Learning from mistakes and breaking a process down into steps are key lessons of the course, Turner and Lehman say.
“Practicing surgery skills — hand skills — seems to be the first time a lot of our students encounter something that’s really and truly a challenge to them, because you cannot succeed by studying out of a book or reading about it,” says Lehman, an assistant teaching professor who runs the CVM’s Simulation Lab. “You have to practice it, and you have to be willing to fail in order to get better.”
Student Eric Ortiz says he appreciates having this dedicated time to fine-tune his approach.
“I wanted to learn to use all the tools and get more stability in my hands,” he says. “Here, there’s more time for the instructors to focus more on your technique, or correct you, or just give you some one-on-one advice. The earlier we learn it, the more we can practice.”
Elsewhere on campus, students in Dr. Michael Stoskopf’s Veterinary Illustration course evaluate each other’s drawings of various animals and insects. Several say this is their first time exploring an artsy hobby.
Stoskopf, a professor of wildlife and aquatic health, says veterinary students face increasing pressure to overwork themselves.
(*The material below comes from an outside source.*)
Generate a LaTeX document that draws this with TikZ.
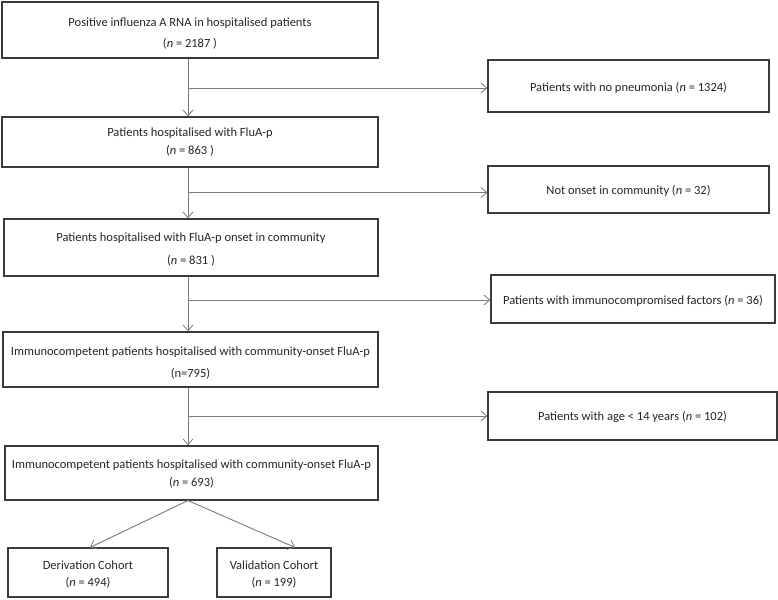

It’s healthy for them to take the time to learn a slow, intentional craft that can help them de-stress.
“The class is really about life choices and realizing there’s more to life as a veterinarian than the bad cases, and we need to keep that balance,” he says.
Second-year student Xavier Crumel says the class was outside his comfort zone at first, because he had not drawn since childhood. He initially wanted to find a way to decompress after long days but is now inspired to keep sketching.
“Learning different techniques, such as stippling and shading, I really found that very therapeutic,” he says. “I’d give this experience a 10 out of 10, because I can actually see myself continuing drawing after leaving class because of how relaxing it can be.”